Geçtiğimiz günlerde Eskişehir Ticaret Odası tarafından yayınlanan Eskişehir Ekonomik Göstergeler Raporu, şehrimizin ekonomik tablosunu gözler önüne serdi. Raporda yer alan veriler, durumun ciddiyetini ortaya koyuyor.
Öncelikle, Eskişehir'deki ticari hayata dair rakamlara bakalım. Ekim ayında 162 yeni iş yeri açılmış, 52 iş yeri ise kapanmış. Her ne kadar açılan iş yeri sayısı kapananlardan fazla olsa da bu durum bizi yanıltmamalı. Zira pandemi koşullarında ayakta kalmaya çalışan esnafımız, artan maliyetler ve düşen alım gücü nedeniyle zor günler geçiriyor.
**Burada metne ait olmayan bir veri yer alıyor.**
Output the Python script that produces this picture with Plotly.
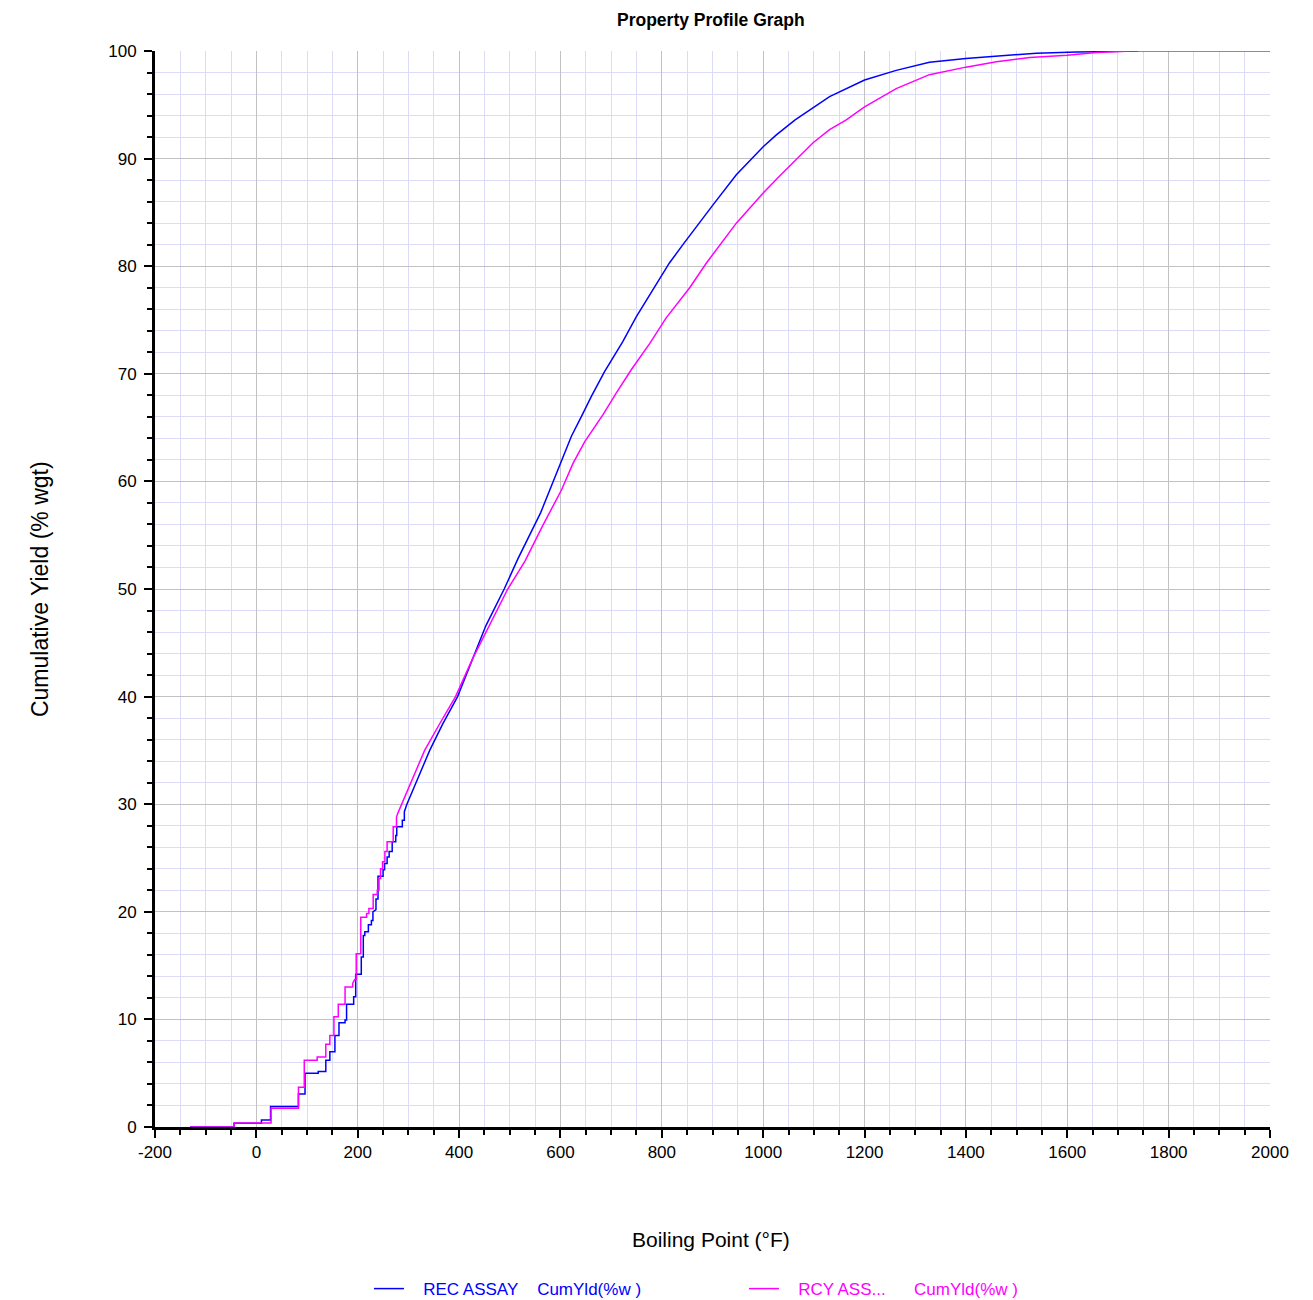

Yeni açılan iş yerlerinin ne kadarının uzun vadede hayatta kalabileceği ise büyük bir soru işareti.
Asıl endişe verici olan ise karşılıksız çek ve protesto edilen senet rakamları. Bir önceki yılın aynı ayına göre karşılıksız çek tutarı yüzde 345, protesto edilen senet tutarı ise yüzde 733 artmış durumda. Bu, esnafımızın nakit akışı sorunlarıyla boğuştuğunun, ödemelerde zorlandığının açık bir göstergesi. Rakamlar, ekonomik krizin derinleştiğini ve ticari hayatı derinden etkilediğini gözler önüne seriyor.
Elbette bu tablonun oluşmasında küresel faktörlerin de etkisi var. Pandemi tüm dünyada ekonomileri sarsmaya devam ediyor. Ancak ülkemizde yaşanan kur dalgalanmaları, enflasyondaki artış ve faizlerdeki belirsizlik, zaten kırılgan olan ekonomimizi daha da zorluyor. Eskişehir özelinde baktığımızda ise sanayimizin ve tarımımızın yaşadığı sıkıntılar, turizmdeki durgunluk gibi faktörler de cabası.
Cari açık arttı, enflasyon dizginlenemez hale geldi. Geçtiğimiz yıllarda uyarıları dikkate almayanlar, bugünkü bu tablonun birinci derece sorumlusu değil mi?
Evet, küresel salgın tüm dünyada ekonomileri etkiliyor. Ama bizim ülkemizde daha da derin sorunlar var. Döviz kurundaki aşırı dalgalanmalar, yüksek enflasyon, faizlerdeki belirsizlik derken, Eskişehir esnafı nefes alamaz hale gelmiş durumda.
Peki ekonomi yönetimi bu sorunları çözmek için ne yapıyor?
Üzülerek söylüyorum ki, ülkemiz genelinde olduğu gibi şehrimizin ekonomik geleceği de hiç de iç açıcı görünmüyor.